It being necessary to cut through the blather about the Second Amendment before we lose our rights…

The president has just promised to submit gun-control legislation (though not a budget) to Congress in a matter of weeks.  So now is a good time to point out that our national debate over a citizens’ ownership of guns wouldn’t be necessary—nor would the kinds of laws that the Heller and McDonald SCOTUS decisions upended ever have passed—if our Founding Fathers had confined the Second Amendment to only the second of its two clauses: “the right of the people to keep and bear arms shall not be infringed.”

Period.

It’s that pesky subordinate clause, “A well regulated militia being necessary to the security of a free state,” that can be blamed for all the problems.  Gun-control nuts contend that only active militia members are entitled to own guns.

Thanks to the First Amendment, one doesn’t have to be a constitutional scholar or even a lawyer (I’m neither) to opine on the plain meaning—and logic—of the Second Amendment.

Let’s begin by noting that the amendment’s second clause can be preceded by any subordinate clause of your imagination without altering its meaning.  To wit: “A high net worth being necessary to date a supermodel…”  “It being necessary to keep your friends close but your enemies closer…”
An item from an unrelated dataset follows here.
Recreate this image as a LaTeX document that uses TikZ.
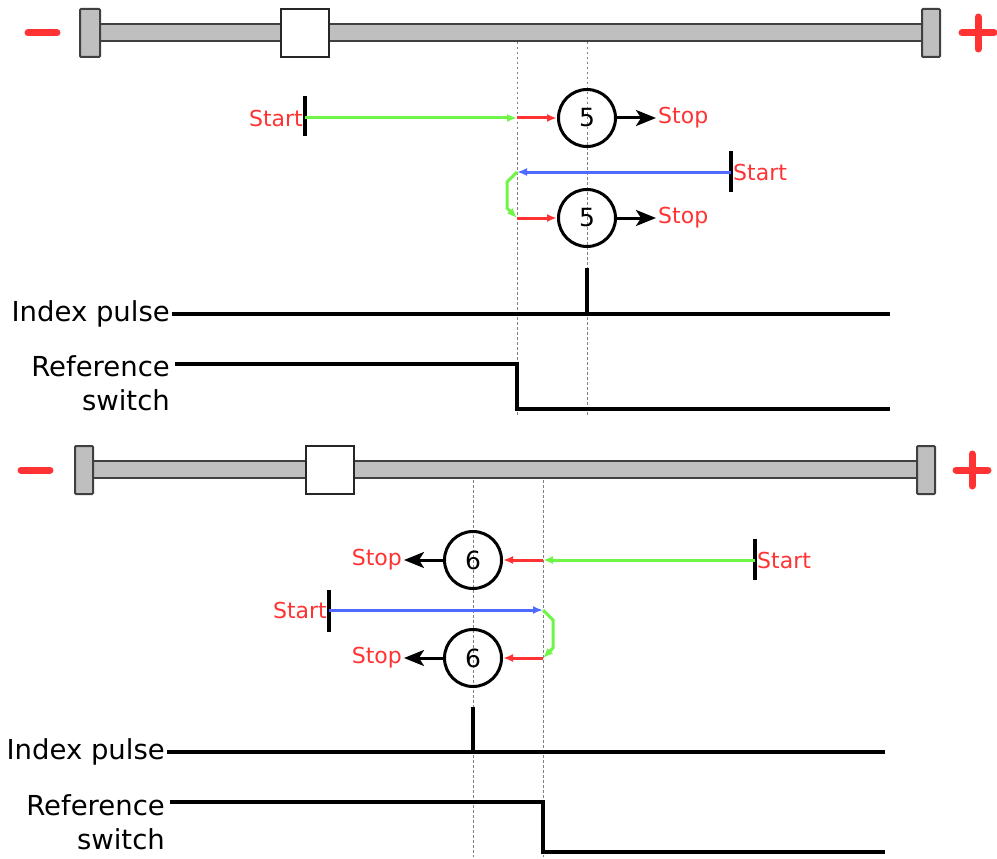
\documentclass[tikz,border=0pt]{standalone}
\usepackage{fontspec}
\setmainfont{DejaVu Sans}
\usetikzlibrary{arrows.meta}
\definecolor{redtxt}{RGB}{255,51,51}
\definecolor{grnpath}{RGB}{110,245,70}
\definecolor{blupath}{RGB}{80,105,255}
\definecolor{rodgray}{RGB}{191,191,191}
\tikzset{
  rodbar/.style={draw=black!75, fill=rodgray, line width=2pt},
  endcap/.style={draw=black!75, fill=rodgray, line width=2pt, rounded corners=1pt},
  carriage/.style={draw=black!85, fill=white, line width=2.8pt},
  guide/.style={draw=gray, line width=1pt, dash pattern=on 2.5pt off 2.5pt},
  sig/.style={line width=3.2pt},
  starttick/.style={line width=3.4pt},
  homestep/.style={circle, draw, line width=3pt, minimum size=57pt, inner sep=0pt,
    font=\fontsize{25}{25}\selectfont},
  redtext/.style={text=redtxt, font=\fontsize{22}{24}\selectfont, inner sep=2pt},
  sigtext/.style={font=\fontsize{27.5}{34}\selectfont, align=right, inner sep=2pt},
  colarrow/.style={line width=3pt, -{Latex[length=10pt,width=8pt]}},
  blkarrow/.style={line width=3pt, -{Stealth[length=20pt,width=16pt,inset=5pt]}},
  pm/.style={draw=redtxt, line width=7pt, line cap=round}
}
\begin{document}
\begin{tikzpicture}[x=1pt,y=-1pt]
\useasboundingbox (0,0) rectangle (997,859);

% ---------- upper axis ----------
\draw[pm] (28,33) -- (57,33);
\draw[pm] (962,33) -- (994,33);
\draw[pm] (978,17) -- (978,49);
\draw[rodbar] (100,24) rectangle (922,41);
\draw[endcap] (80,9) rectangle (100,57);
\draw[endcap] (922,9) rectangle (940,57);
\draw[carriage] (281,9) rectangle (329,57);

\draw[guide] (517,42) -- (517,415);
\draw[guide] (587,42) -- (587,415);

% first run: start left of switch
\coordinate (s1) at (305,118);
\coordinate (r1) at (517,118);
\node[homestep] (h1) at (587,118) {5};
\coordinate (e1) at (656,118);
\draw[starttick] (305,96) -- (305,136);
\node[redtext, anchor=east] (st1) at (s1) {Start};
\draw[colarrow, grnpath] (s1) -- (r1);
\draw[colarrow, redtxt] (r1) -- (h1.west);
\draw[blkarrow] (h1.east) -- (e1);
\node[redtext, anchor=west] (sp1) at (e1) {Stop};

% second run: start right of switch
\coordinate (s2) at (731,172);
\coordinate (r2) at (517,172);
\coordinate (q2) at (517,218);
\node[homestep] (h2) at (587,218) {5};
\coordinate (e2) at (656,218);
\draw[starttick] (731,151) -- (731,192);
\node[redtext, anchor=west] (st2) at (s2) {Start};
\draw[colarrow, blupath] (s2) -- (r2);
\draw[colarrow, grnpath] (r2) -- (507,182) -- (507,208) -- (q2);
\draw[colarrow, redtxt] (q2) -- (h2.west);
\draw[blkarrow] (h2.east) -- (e2);
\node[redtext, anchor=west] (sp2) at (e2) {Stop};

% signals
\node[sigtext, anchor=east] (ip) at (172,314) {Index pulse};
\draw[sig] (ip.east) -- (890,314);
\draw[sig] (587,268) -- (587,314);
\node[sigtext, anchor=east] (rs) at (172,383) {Reference\\switch};
\draw[sig] (175,364) -- (517,364) -- (517,409) -- (890,409);

% ---------- lower axis ----------
\draw[pm] (21,470) -- (50,470);
\draw[pm] (956,470) -- (988,470);
\draw[pm] (972,454) -- (972,486);
\draw[rodbar] (93,461) rectangle (917,478);
\draw[endcap] (75,446) rectangle (93,494);
\draw[endcap] (917,446) rectangle (935,494);
\draw[carriage] (306,446) rectangle (354,494);

\draw[guide] (473,480) -- (473,857);
\draw[guide] (543,480) -- (543,857);

% first run: start right of switch
\coordinate (s3) at (755,560);
\coordinate (r3) at (543,560);
\node[homestep] (h3) at (473,560) {6};
\coordinate (e3) at (404,560);
\draw[starttick] (755,539) -- (755,580);
\node[redtext, anchor=west] (st3) at (s3) {Start};
\draw[colarrow, grnpath] (s3) -- (r3);
\draw[colarrow, redtxt] (r3) -- (h3.east);
\draw[blkarrow] (h3.west) -- (e3);
\node[redtext, anchor=east] (sp3) at (e3) {Stop};

% second run: start left of switch
\coordinate (s4) at (329,610);
\coordinate (r4) at (543,610);
\coordinate (q4) at (543,658);
\node[homestep] (h4) at (473,658) {6};
\coordinate (e4) at (404,658);
\draw[starttick] (329,590) -- (329,632);
\node[redtext, anchor=east] (st4) at (s4) {Start};
\draw[colarrow, blupath] (s4) -- (r4);
\draw[colarrow, grnpath] (r4) -- (553,620) -- (553,648) -- (q4);
\draw[colarrow, redtxt] (q4) -- (h4.east);
\draw[blkarrow] (h4.west) -- (e4);
\node[redtext, anchor=east] (sp4) at (e4) {Stop};

% signals
\node[sigtext, anchor=east] (ip2) at (167,752) {Index pulse};
\draw[sig] (ip2.east) -- (885,752);
\draw[sig] (473,707) -- (473,752);
\node[sigtext, anchor=east] (rs2) at (167,822) {Reference\\switch};
\draw[sig] (170,802) -- (543,802) -- (543,852) -- (885,852);

\end{tikzpicture}
\end{document}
If that’s not dispositive enough for your friends and family, the logic inherent in the historical context should be.

In 1791, when the amendment was ratified, the United States of America was only a decade from a war fought to “dissolve the political bands” between the colonists and an “absolute Tyranny,” as the Declaration of Independence put it.

That war’s tactics had relied almost entirely on ballistic weapons.  Which means that if the unregulated colonists hadn’t already owned firearms in 1775, they’d have been slaughtered in minutes by George III’s well-regulated army.  In fact, they’d never have assembled in Lexington and Concord and started a revolution.

So apart from the grammatical fact that that pesky clause about militias isn’t conditional, it’s illogical to conclude that the same men who’d founded the United States and were now amending its historic constitution to guard against governmental tyranny would require that “the people” obtain official permission—or join a government-regulated organization—before they could legally bear arms to take up against that very government.

“Excuse me, sir, but can you direct me to the Revolution Office?  Me and my friends wanna get a permit so we can revolt.”